O suporte emocional é uma das estratégias principais do trabalho da Escola Novo Ângulo/Novo Esquema, que há 30 anos se especializou no atendimento a alunos com os mais diversos graus de dificuldade de aprendizagem. "O aluno precisa voltar a acreditar em si mesmo", diz a psicopedagoga Rita de Cássia Rizzo, diretora da escola. "O mais importante é olhar para a possibilidade, e não para a dificuldade", completa. A escola, no entanto, ressalva que não faz um trabalho clínico —apenas atém-se aos aspectos educacionais. "Para isso, no entanto, não basta boa vontade, é preciso ter método", diz.

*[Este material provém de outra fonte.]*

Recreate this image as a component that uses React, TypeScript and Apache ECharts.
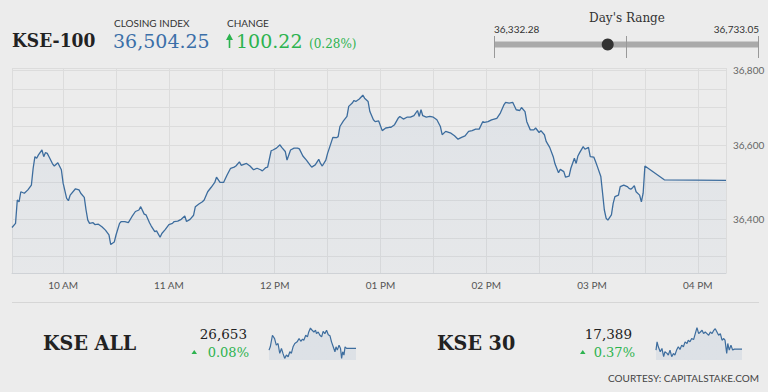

Muitos alunos que chegam ali não apresentam dificuldades cognitivas, mas não se adaptam às regras escolares. "Para não repetirem o ano, os inadaptados acabam sendo convidados a procurar outras escolas", afirma Rita. Marcelo Bastos, 16, por exemplo, passou por quatro instituições antes de chegar à Novo Ângulo/Novo Esquema. Hoje, está no segundo ano do ensino médio. "Não gosto da obrigação de freqüentar a escola", diz.

Se as escolas têm dificuldades para lidar com alunos que fogem ao padrão, o mesmo acontece com as famílias. "O fracasso escolar leva a uma espécie de massacre do aluno, realizado tanto pela escola como pela família", afirma a diretora do CAD, Raquel Caruso. "Quando os pais procuram ajuda estão desesperados, já tratam o filho como alguém com limitações cognitivas", diz.

Muitas vezes, a origem começa com a má escolha da escola. Para Maria Cecília Cortez Souza, da Faculdade de Educação da USP, os pais erram ao escolher a escola pela lógica do mercado, como se educação fosse um investimento para o qual se espera um retorno de capital. "Em vez de olhar para os filhos e suas características, os pais olham para a escola e para o quanto ela pode servir às possibilidades de sucesso profissional."